Changes affecting interest rate levels and continuing low or rapidly changing interest rate levels; changes affecting currency exchange rates, in particular the EUR/USD and EUR/GBP exchange rates;

 

 

Changes in the availability of, and costs associated with, liquidity sources such as bank and capital markets funding, as well as conditions in the credit markets in general such as changes in borrower and counterparty creditworthiness;

 

 

Increasing levels of competition in the United States, the Netherlands, the United Kingdom and emerging markets;

 

 

Changes in laws and regulations, particularly those affecting AEGON’s operations, ability to hire and retain key personnel, the products the company sells, and the attractiveness of certain products to its consumers;

 

 

Regulatory changes relating to the insurance industry in the jurisdictions in which AEGON operates;

 

 

Acts of God, acts of terrorism, acts of war and pandemics;

 

 

Changes in the policies of central banks and/or governments;

 

 

Lowering of one or more of AEGON’s debt ratings issued by recognized rating organizations and the adverse impact such action may have on the company’s ability to raise capital and on its liquidity and financial condition;

 

 

Lowering of one or more of insurer financial strength ratings of AEGON’s insurance subsidiaries and the adverse impact such action may have on the premium writings, policy retention, profitability of its insurance subsidiaries and liquidity;

 

 

The effect of the European Union’s Solvency II requirements and other regulations in other jurisdictions affecting the capital AEGON is required to maintain;

 

 

Litigation or regulatory action that could require AEGON to pay significant damages or change the way the company does business;

 

 

As AEGON’s operations support complex transactions and are highly dependent on the proper functioning of information technology, a computer system failure or security breach may disrupt the company’s business, damage its reputation and adversely affect its results of operations, financial condition and cash flows;

 

 

Customer responsiveness to both new products and distribution channels;

 

 

Competitive, legal, regulatory, or tax changes that affect profitability, the distribution cost of or demand for AEGON’s products;

 

 

Changes in accounting regulations and policies may affect AEGON’s reported results and shareholder’s equity;

 

 

The impact of acquisitions and divestitures, restructurings, product withdrawals and other unusual items, including AEGON’s ability to integrate acquisitions and to obtain the anticipated results and synergies from acquisitions;

 

 

Catastrophic events, either manmade or by nature, could result in material losses and significantly interrupt AEGON’s business; and

 

 

AEGON’s failure to achieve anticipated levels of earnings or operational efficiencies as well as other cost saving initiatives.

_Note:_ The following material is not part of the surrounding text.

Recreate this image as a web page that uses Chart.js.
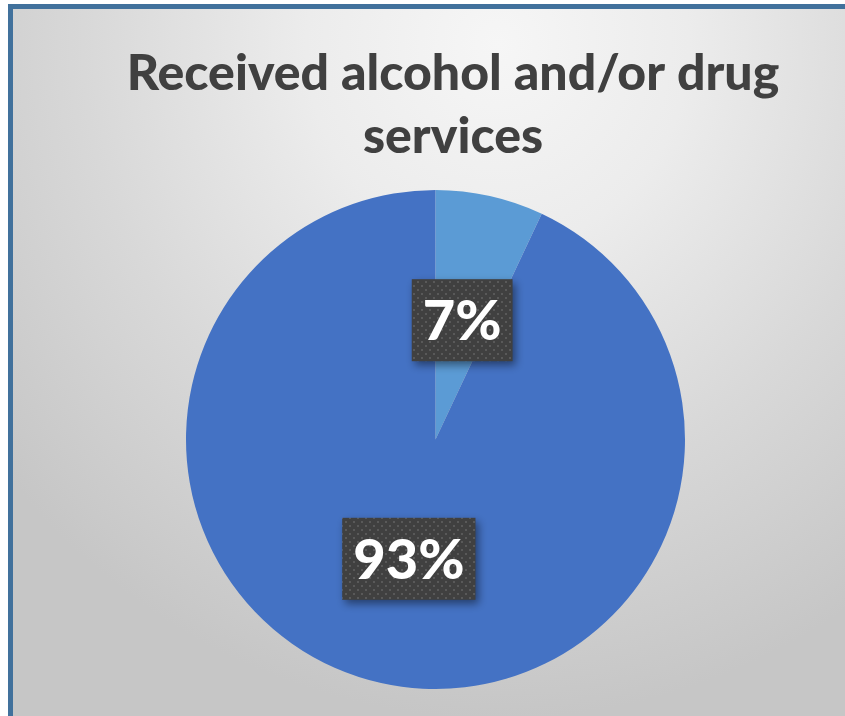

Further details of potential risks and uncertainties affecting the company are described in the company’s filings with NYSE Euronext Amsterdam and the US Securities and Exchange Commission, including the Annual Report. These forward-looking statements speak only as of the date of this document. Except as required by any applicable law or regulation, the company expressly disclaims any obligation or undertaking to release publicly any updates or revisions to any forward-looking statements contained herein to reflect any change in the company’s expectations with regard thereto or any change in events, conditions or circumstances on which any such statement is based.